I think the problem is that in the audio you can't hear (or I can't hear) the difference between sin mus and sine mus and therefore without knowing in advance what the translation is, unless you can hear properly, you can't differentiate between "its mouse" and "its mice" ???
In reply to NightKnight5 (a direct reply is not possible): Your question contains the answer. From the Danish sentence we know that "mus" is plural because it reads "sine mus". If it there was only one mouse, the sentence would read "sin mus". Accordingly, the English sentence is "its mice" and not "its mouse".
Whether you use mit/min/mine or dit/din/dine depends on what the word ends with, and if it's singular/plural. For example, æblet (the apple) ends in '-et', so you would say mit æble (my apple).
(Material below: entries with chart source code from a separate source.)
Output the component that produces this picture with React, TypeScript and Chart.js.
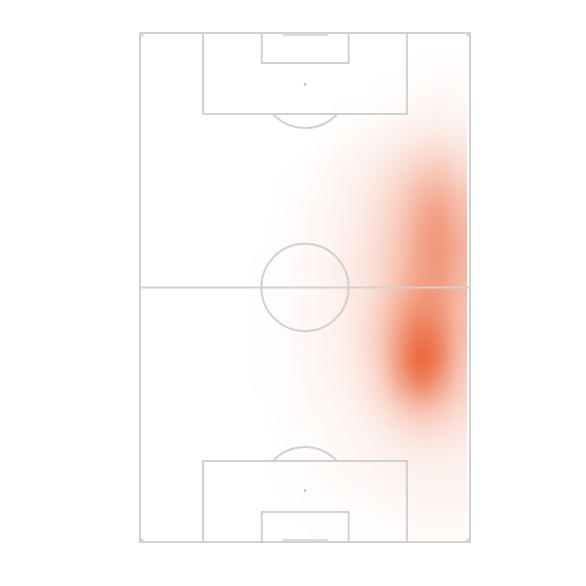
import React, { useEffect, useRef } from "react";
import { Chart, registerables } from "chart.js";

Chart.register(...registerables);

// Pitch dimensions (metres)
const pitchLength = 105;
const pitchWidth = 68;

// Markings (metres)
const penaltyBoxX = [13.0, 55.0];
const penaltyBoxDepth = 16.7;
const sixYardX = [25.1, 43.0];
const sixYardDepth = 6.2;
const penaltySpotDist = 10.6;
const circleRadius = 9.0;
const goalX = [29.4, 38.7];
const cornerRadius = 0.6;

// Heatmap grid: column centres (x, metres), row centres (y, metres)
const heatX = [2, 6, 10, 14, 18, 22, 26, 30, 34, 38, 42, 46, 50, 54, 58, 62, 66];
const heatY = [2.5, 7.5, 12.5, 17.5, 22.5, 27.5, 32.5, 37.5, 42.5, 47.5, 52.5, 57.5, 62.5, 67.5, 72.5, 77.5, 82.5, 87.5, 92.5, 97.5, 102.5];
// intensity per cell (rows follow heatY, columns follow heatX)
const heatValues = [
  [0, 0, 0, 0, 0, 0, 0, 0, 0, 0, 0, 0, 0, 0, 0, 0, 0],
  [0, 0, 0, 0, 0, 0, 0, 0, 0, 0, 0, 0, 0, 0, 0.01, 0.02, 0.02],
  [0, 0, 0, 0, 0, 0, 0, 0, 0, 0, 0, 0, 0.01, 0.02, 0.03, 0.04, 0.03],
  [0, 0, 0, 0, 0, 0, 0, 0, 0, 0, 0.01, 0.02, 0.03, 0.05, 0.07, 0.08, 0.06],
  [0, 0, 0, 0, 0, 0, 0, 0, 0, 0.01, 0.03, 0.05, 0.07, 0.11, 0.15, 0.17, 0.13],
  [0, 0, 0, 0, 0, 0, 0, 0, 0.01, 0.03, 0.05, 0.08, 0.13, 0.2, 0.27, 0.3, 0.22],
  [0, 0, 0, 0, 0, 0, 0, 0.01, 0.02, 0.04, 0.07, 0.11, 0.18, 0.28, 0.4, 0.45, 0.33],
  [0, 0, 0, 0, 0, 0, 0, 0.01, 0.03, 0.05, 0.08, 0.13, 0.21, 0.33, 0.5, 0.57, 0.42],
  [0, 0, 0, 0, 0, 0, 0, 0.02, 0.03, 0.05, 0.09, 0.14, 0.23, 0.36, 0.55, 0.62, 0.46],
  [0, 0, 0, 0, 0, 0, 0.01, 0.02, 0.04, 0.06, 0.1, 0.15, 0.24, 0.38, 0.56, 0.62, 0.46],
  [0, 0, 0, 0, 0, 0, 0.01, 0.02, 0.04, 0.06, 0.1, 0.16, 0.26, 0.43, 0.58, 0.58, 0.42],
  [0, 0, 0, 0, 0, 0, 0.01, 0.02, 0.04, 0.06, 0.1, 0.17, 0.31, 0.53, 0.68, 0.62, 0.4],
  [0, 0, 0, 0, 0, 0, 0.01, 0.02, 0.04, 0.06, 0.1, 0.18, 0.35, 0.63, 0.82, 0.7, 0.4],
  [0, 0, 0, 0, 0, 0, 0.01, 0.02, 0.04, 0.06, 0.09, 0.17, 0.34, 0.68, 0.92, 0.72, 0.37],
  [0, 0, 0, 0, 0, 0, 0.01, 0.02, 0.03, 0.05, 0.08, 0.14, 0.28, 0.54, 0.72, 0.55, 0.3],
  [0, 0, 0, 0, 0, 0, 0, 0.02, 0.03, 0.04, 0.06, 0.1, 0.18, 0.31, 0.39, 0.33, 0.22],
  [0, 0, 0, 0, 0, 0, 0, 0.01, 0.02, 0.03, 0.05, 0.07, 0.11, 0.16, 0.2, 0.19, 0.14],
  [0, 0, 0, 0, 0, 0, 0, 0.01, 0.02, 0.03, 0.04, 0.05, 0.07, 0.09, 0.11, 0.11, 0.09],
  [0, 0, 0, 0, 0, 0, 0, 0.01, 0.01, 0.02, 0.03, 0.04, 0.05, 0.06, 0.07, 0.08, 0.07],
  [0, 0, 0, 0, 0, 0, 0, 0, 0.01, 0.01, 0.02, 0.02, 0.03, 0.04, 0.05, 0.05, 0.05],
  [0, 0, 0, 0, 0, 0, 0, 0, 0, 0.01, 0.01, 0.01, 0.01, 0.02, 0.03, 0.03, 0.03],
];

const heatRGB = [232, 88, 40];
const lineColor = "#d1d1d1";
const goalColor = "#dcdcdc";

const heatmapPlugin = {
  id: "heatmap",
  beforeDatasetsDraw(chart: any) {
    const { ctx, scales } = chart;
    const xs = scales.x;
    const ys = scales.y;
    const cols = heatX.length;
    const rows = heatY.length;
    const off = document.createElement("canvas");
    off.width = cols;
    off.height = rows;
    const octx = off.getContext("2d")!;
    const img = octx.createImageData(cols, rows);
    for (let r = 0; r < rows; r++) {
      for (let c = 0; c < cols; c++) {
        const i = (r * cols + c) * 4;
        img.data[i] = heatRGB[0];
        img.data[i + 1] = heatRGB[1];
        img.data[i + 2] = heatRGB[2];
        img.data[i + 3] = Math.round(heatValues[r][c] * 255);
      }
    }
    octx.putImageData(img, 0, 0);
    const dx = (heatX[1] - heatX[0]) / 2;
    const dy = (heatY[1] - heatY[0]) / 2;
    const x0 = xs.getPixelForValue(heatX[0] - dx);
    const x1 = xs.getPixelForValue(heatX[cols - 1] + dx);
    const y0 = ys.getPixelForValue(heatY[0] - dy);
    const y1 = ys.getPixelForValue(heatY[rows - 1] + dy);
    ctx.save();
    ctx.beginPath();
    ctx.rect(xs.getPixelForValue(0), ys.getPixelForValue(0), xs.getPixelForValue(pitchWidth - 0.6) - xs.getPixelForValue(0), ys.getPixelForValue(pitchLength) - ys.getPixelForValue(0));
    ctx.clip();
    ctx.imageSmoothingEnabled = true;
    (ctx as any).imageSmoothingQuality = "high";
    ctx.drawImage(off, x0, y0, x1 - x0, y1 - y0);
    ctx.restore();
  },
};

const pitchPlugin = {
  id: "pitch",
  afterDatasetsDraw(chart: any) {
    const { ctx, scales } = chart;
    const X = (v: number) => scales.x.getPixelForValue(v);
    const Y = (v: number) => scales.y.getPixelForValue(v);
    const R = (v: number) => Math.abs(X(v) - X(0));
    ctx.save();
    ctx.strokeStyle = lineColor;
    ctx.lineWidth = 2;
    const rect = (xa: number, ya: number, xb: number, yb: number) => {
      ctx.beginPath();
      ctx.rect(X(xa), Y(ya), X(xb) - X(xa), Y(yb) - Y(ya));
      ctx.stroke();
    };
    const line = (xa: number, ya: number, xb: number, yb: number) => {
      ctx.beginPath();
      ctx.moveTo(X(xa), Y(ya));
      ctx.lineTo(X(xb), Y(yb));
      ctx.stroke();
    };
    rect(0, 0, pitchWidth, pitchLength);
    line(0, pitchLength / 2, pitchWidth, pitchLength / 2);
    ctx.beginPath();
    ctx.arc(X(pitchWidth / 2), Y(pitchLength / 2), R(circleRadius), 0, Math.PI * 2);
    ctx.stroke();
    rect(penaltyBoxX[0], 0, penaltyBoxX[1], penaltyBoxDepth);
    rect(penaltyBoxX[0], pitchLength - penaltyBoxDepth, penaltyBoxX[1], pitchLength);
    rect(sixYardX[0], 0, sixYardX[1], sixYardDepth);
    rect(sixYardX[0], pitchLength - sixYardDepth, sixYardX[1], pitchLength);
    const half = Math.acos((penaltyBoxDepth - penaltySpotDist) / circleRadius);
    ctx.beginPath();
    ctx.arc(X(pitchWidth / 2), Y(penaltySpotDist), R(circleRadius), Math.PI / 2 - half, Math.PI / 2 + half);
    ctx.stroke();
    ctx.beginPath();
    ctx.arc(X(pitchWidth / 2), Y(pitchLength - penaltySpotDist), R(circleRadius), -Math.PI / 2 - half, -Math.PI / 2 + half);
    ctx.stroke();
    const cr = R(cornerRadius);
    ctx.beginPath(); ctx.arc(X(0), Y(0), cr, 0, Math.PI / 2); ctx.stroke();
    ctx.beginPath(); ctx.arc(X(pitchWidth), Y(0), cr, Math.PI / 2, Math.PI); ctx.stroke();
    ctx.beginPath(); ctx.arc(X(0), Y(pitchLength), cr, -Math.PI / 2, 0); ctx.stroke();
    ctx.beginPath(); ctx.arc(X(pitchWidth), Y(pitchLength), cr, Math.PI, Math.PI * 1.5); ctx.stroke();
    ctx.strokeStyle = goalColor;
    line(goalX[0], 0.4, goalX[1], 0.4);
    line(goalX[0], pitchLength - 0.4, goalX[1], pitchLength - 0.4);
    ctx.fillStyle = "#bdbdbd";
    ctx.beginPath(); ctx.arc(X(pitchWidth / 2), Y(penaltySpotDist), 1.3, 0, Math.PI * 2); ctx.fill();
    ctx.beginPath(); ctx.arc(X(pitchWidth / 2), Y(pitchLength - penaltySpotDist), 1.3, 0, Math.PI * 2); ctx.fill();
    ctx.restore();
  },
};

export default function App() {
  const ref = useRef<HTMLCanvasElement>(null);
  useEffect(() => {
    document.body.style.margin = "0";
    const chart = new Chart(ref.current!, {
      type: "scatter",
      data: { datasets: [{ data: [], pointRadius: 0 }] },
      options: {
        animation: false,
        responsive: false,
        devicePixelRatio: 1,
        layout: { padding: { left: 140, top: 33, right: 116, bottom: 44 } },
        plugins: { legend: { display: false }, tooltip: { enabled: false } },
        scales: {
          x: { type: "linear", min: 0, max: pitchWidth, display: false },
          y: { type: "linear", min: 0, max: pitchLength, reverse: true, display: false },
        },
      },
      plugins: [heatmapPlugin, pitchPlugin],
    });
    return () => chart.destroy();
  }, []);
  return (
    <div style={{ width: 586, height: 586, background: "#fff" }}>
      <canvas ref={ref} width={586} height={586} />
    </div>
  );
}
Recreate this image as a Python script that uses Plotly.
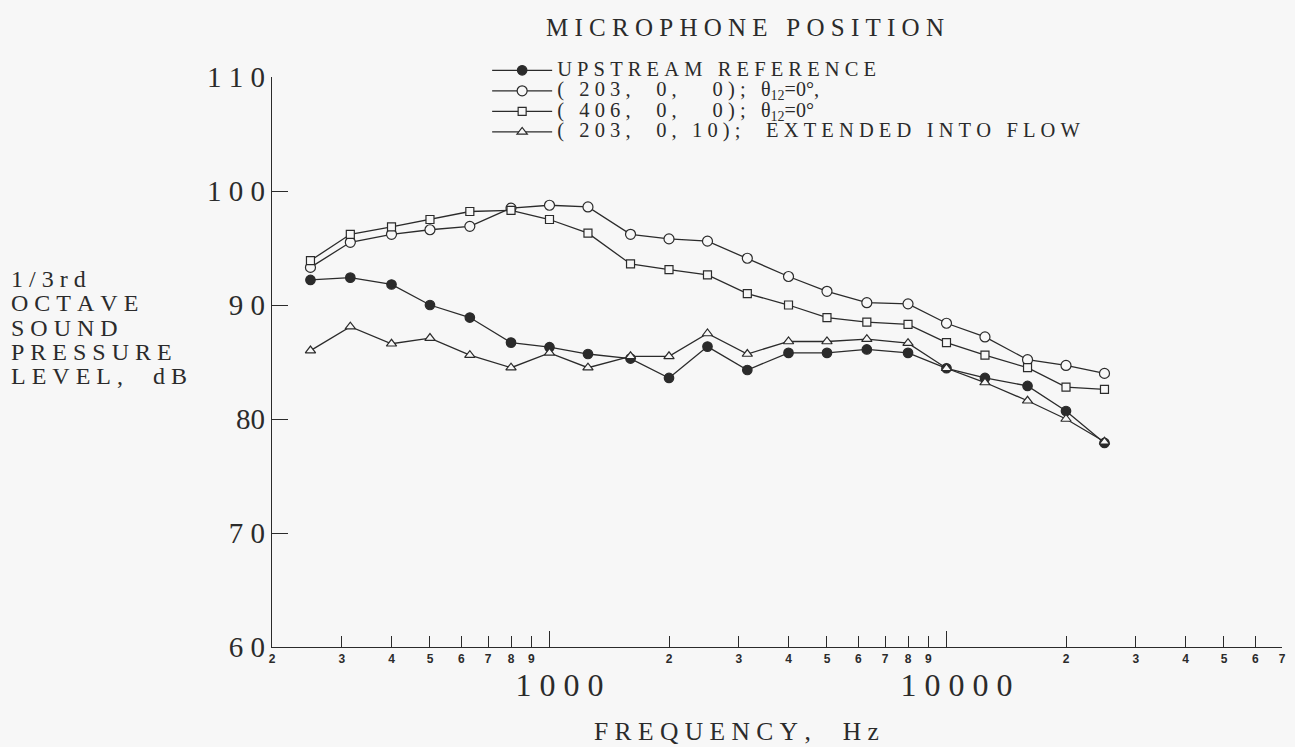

In this case, you know it's not 'sit' because 'the mouse' is 'musen,' which ends in a '-en'; therefore it must be 'sin' or 'sine' depending on context/pronunciation.
(This is known as "noun gender", where nouns whose definite forms end in '-en' are common gender and nouns ending in -'et' are neuter gender).
You're perfectly correct.
This made me aware of a quirk of sorts: while it's "mit æble" and "min mus" ("my apple" and "my mouse"), it's "mine æbler" and "mine mus" in plural. That is, "min" and "mit" both become "mine" in plural. The same applies to "sin" and "sit" which become "sine" in plural. So we have two singular forms, but a single plural form for these words.
It is weird to think the mice are this here cat private property. replace mus with dreng in the sentence to see what I mean. It works with food in the sense of cat food but it doesn't change the fact the mice don't belong to cats. At best they belong to the house, or to their breeder if they are pet mice.
In reaction to Xneb's answer to megmccaliano (which I can't answer to), I was presented with the danish sentence, so Xneb's comment on the english sentence being plural is moot.
As noted by bjarkehs, mus is both plural and singular, so I should have been able to choose between sin, sit and sine, not just sit and sine...
Sorry, when writing the original comment I forgot about the form exercises and assumed it was a translation exercise from English to Danish.
For some reason only one option can be marked as correct. As the original sentence uses "sine", this one cannot be removed so "sin" is not included as this would be marked as incorrect even though it is grammatically correct.
Yes, "sine" is plural. You are looking for the word "singular". "Sin mus" would mean "its mouse", while "sine mus" means "its mice". So "mus" is singular and plural alike; just like the English word "sheep", for example, which could mean only one animal but also two or more.